How retail is bringing shoppers back for more

Above: Scottsdale Fashion Square has turned its north entrance into its main, luxury entrance. Real Estate | 31 Jan, 2017 |

Why someone returns to a store or shopping center can be hard to peg but most shoppers want stores to be a hub for convenience and entertainment where experiential retail merges with things to do outside of shopping.

According to a recent Coldwell Banker Commercial Affiliates survey, shoppers still value traditional brick-and-mortar shopping experiences. In fact, nearly half of Americans prefer to make purchases in a store instead of shopping online.

Commercial real estate professionals are exploring ways to facilitate the perfect customer experience through two emerging trends in the retail industry — experiential retail and destination making.

“We’re seeing that Americans still value in-store retail experiences in an increasingly e-commerce world, but brick-and-mortar retailers will need to embrace aspects of online shopping and invest in experiential retail to drive traffic in-store,” says Fred Schmidt, president and chief operating officer of Coldwell Banker Commercial Affiliates.

Case in point, the iconic Scottsdale Fashion Square and Macerich’s announcement in December for a phased project to further enhance the shopping center. It will consist of renovations to the mall’s luxury wing and incorporate high-end residential units, class A office space and hospitality in the area.

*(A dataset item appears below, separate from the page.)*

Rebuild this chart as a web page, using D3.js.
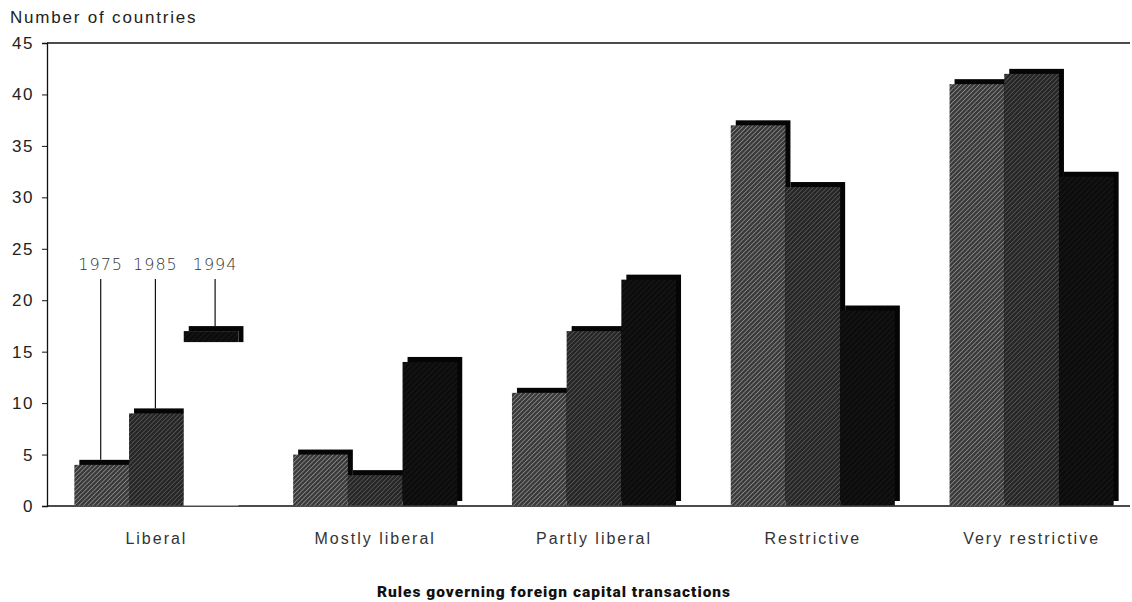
<!DOCTYPE html>
<html><head><meta charset="utf-8">
<script src="https://cdn.jsdelivr.net/npm/d3@7"></script>
<style>body{margin:0;background:#fff}svg{display:block}</style>
</head><body>
<svg id="c" width="1132" height="602"></svg>
<script>
const categories = ["Liberal","Mostly liberal","Partly liberal","Restrictive","Very restrictive"];
const years = ["1975","1985","1994"];
const values1975 = [4,5,11,37,41];
const values1985 = [9,3,17,31,42];
const values1994 = [17,14,22,19,32];
const yTicks = [0,5,10,15,20,25,30,35,40,45];
const yTitle = "Number of countries";
const xTitle = "Rules governing foreign capital transactions";

(function(){
const series = [values1975, values1985, values1994];
const svg = d3.select("#c");
const mLeft = 47, mRight = 1141, mTop = 43, mBottom = 506;

const x0 = d3.scaleBand().domain(categories).range([mLeft, mRight]).paddingInner(0.25).paddingOuter(0.125);
const x1 = d3.scaleBand().domain(years).range([0, x0.bandwidth()]);
const y = d3.scaleLinear().domain([0,45]).range([mBottom, mTop]);

// patterns
const defs = svg.append("defs");
const pats = [
  {id:"p1975", bg:"#3a3a3a", line:"#bdbdbd", w:1.0, s:3.2},
  {id:"p1985", bg:"#262626", line:"#8a8a8a", w:0.8, s:3.2},
  {id:"p1994", bg:"#0c0c0c", line:"#3a3a3a", w:0.5, s:4}
];
pats.forEach(p=>{
  const pt = defs.append("pattern").attr("id",p.id).attr("patternUnits","userSpaceOnUse")
    .attr("width",p.s).attr("height",p.s).attr("patternTransform","rotate(-45)");
  pt.append("rect").attr("width",p.s).attr("height",p.s).attr("fill",p.bg);
  pt.append("line").attr("x1",0).attr("y1",0).attr("x2",p.s).attr("y2",0)
    .attr("stroke",p.line).attr("stroke-width",p.w);
});

// frame top line
svg.append("line").attr("x1",mLeft).attr("x2",1130).attr("y1",mTop).attr("y2",mTop).attr("stroke","#111").attr("stroke-width",1.3);

// y axis
const yAxis = d3.axisLeft(y).tickValues(yTicks).tickSize(5).tickPadding(10);
const ga = svg.append("g").attr("transform",`translate(${mLeft},0)`).call(yAxis);
ga.select(".domain").attr("stroke","#111").attr("stroke-width",1.3);
ga.selectAll(".tick line").attr("stroke","#111");
ga.selectAll(".tick text").attr("font-family","Liberation Sans, Arial, sans-serif").attr("font-size",17)
  .attr("letter-spacing",1.5).attr("fill","#222").attr("x",-13);

svg.append("line").attr("x1",mLeft).attr("x2",1130).attr("y1",mBottom).attr("y2",mBottom).attr("stroke","#111").attr("stroke-width",1.3);

// bars
const shX = 5, shY = 5, capH = 11;
categories.forEach((cat,ci)=>{
  years.forEach((yr,si)=>{
    const v = series[si][ci];
    const bx = x0(cat) + x1(yr), bw = x1.bandwidth(), by = y(v), bh = y(0) - y(v);
    const g = svg.append("g");
    const liberalGap = (ci===0 && si===2);
    g.append("rect").attr("x",bx+shX).attr("y",by-shY).attr("width",bw)
      .attr("height", liberalGap ? capH + shY : bh).attr("fill","#050505");
    g.append("rect").attr("x",bx).attr("y",by).attr("width",bw).attr("height",bh-0.5)
      .attr("fill", liberalGap ? "#ffffff" : `url(#p${yr})`);
    if (liberalGap) {
      g.append("rect").attr("x",bx).attr("y",by).attr("width",bw).attr("height",capH).attr("fill","url(#p1994)");
    }
  });
});

// annotation leaders for the Liberal group
const annY = 265;
years.forEach((yr,si)=>{
  const v = series[si][0];
  const cx = x0(categories[0]) + x1(yr) + x1.bandwidth()/2 + (si===2?4:-1);
  svg.append("line").attr("x1",cx).attr("x2",cx).attr("y1",annY+14).attr("y2",y(v)-shY)
    .attr("stroke","#111").attr("stroke-width",1.2);
  svg.append("text").attr("x",cx).attr("y",annY).attr("text-anchor","middle").attr("dominant-baseline","middle")
    .attr("font-family","DejaVu Sans, sans-serif").attr("font-size",16).attr("font-weight",300)
    .attr("letter-spacing",1).attr("fill","#333").text(yr);
});

// category labels
svg.append("g").selectAll("text").data(categories).join("text")
  .attr("x",d=>x0(d)+x0.bandwidth()/2).attr("y",540).attr("text-anchor","middle").attr("dominant-baseline","middle")
  .attr("font-family","Liberation Sans, Arial, sans-serif").attr("font-size",16).attr("letter-spacing",2)
  .attr("fill","#333").text(d=>d);

// titles
svg.append("text").attr("x",10).attr("y",23).attr("font-family","Liberation Sans, Arial, sans-serif")
  .attr("font-size",17).attr("letter-spacing",1.8).attr("fill","#222").text(yTitle);
svg.append("text").attr("x",554).attr("y",597).attr("text-anchor","middle").attr("font-family","Roboto, Liberation Sans, sans-serif")
  .attr("font-size",15.5).attr("font-weight",900).attr("letter-spacing",1).attr("fill","#111").text(xTitle);
})();
</script>
</body></html>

For more than 50 years, Scottsdale Fashion Square has made a name for itself as a one-of-a-kind retail destination and top-performing shopping center in the Valley.   

Today, with four anchor department stores and more than 200 shops and restaurants, Scottsdale Fashion Square is one of the premier shopping destinations in the country with total annual sales exceeding $650 million.

“The best centers are constantly adding new retailers and restaurants, exciting new consumer experiences and physical upgrades that make shopping there even better,” explains Scott Nelson, senior vice president of development at Macerich. “As an industry, we need to keep giving shoppers reasons to shop in person, and a great way to do that is to keep adding enticing experiences they can only get in physical settings.”

With that in mind, plans at Scottsdale Fashion Square call for a new dramatic, high-visibility arrival point off Goldwater Boulevard, creating a grand entry into the luxury wing, which will be flanked by sweeping, two-level luxury flagships and an internationally acclaimed restaurant with spill-out café seating.

Construction will begin in 2017 with completion slated for fall 2018.

Macerich is also planning the addition of mixed-use elements at Scottsdale Fashion Square on a seven-acre parcel immediately north of the mall that reaches from Goldwater Boulevard to Scottsdale Road.

The plan will incorporate high-end residential units, class A office space and hospitality uses to extend the customer base and sales potential for retailers within the shopping center.

“When customers visit a mall they want much more than just a place to buy things; they want memorable experiences,” says Nelson. “Retail properties that not only offer great stores, but also deliver on the experience front with everything from small conveniences to big amenities, are in high demand.”

The luxury renovation and added mixed-use elements will supplement key investments in other aspects of the shopping center, including refinements and updates to the contemporary wing anchored by Nordstrom and the property’s entertainment/young fashion wing anchored by the new Harkins Theatre. Plans also include the addition of new restaurant and food offerings at the 1.9 million-square-foot Scottsdale Fashion Square.

Nelson says, “The strong growth in Scottsdale and Greater Phoenix creates a climate where adding more density and new uses surrounding Scottsdale Fashion Square makes a whole lot of sense.”

Looking at past projects, Macerich identified that enhanced performance at its shopping centers coincided with mixed-use expansion.

He pointed to Tysons Corner Center — a 2 million-square-foot mall in Northern Virginia — as an example, which like Scottsdale Fashion Square was a retail powerhouse with the best stores.

Macerich developed a vertical, mixed-use expansion including a 22-story trophy office building, a 300-room Hyatt Regency hotel and an upscale 429-unit residential building.

Not only are the mixed-use elements at Tysons themselves performing well, says Nelson, but the expansion also benefited retailers by extending the built-in client base with sales per square foot up 20 percent over the past five years.

He foresees similar results at Scottsdale Fashion Square once the renovations and mixed-use additions are completed.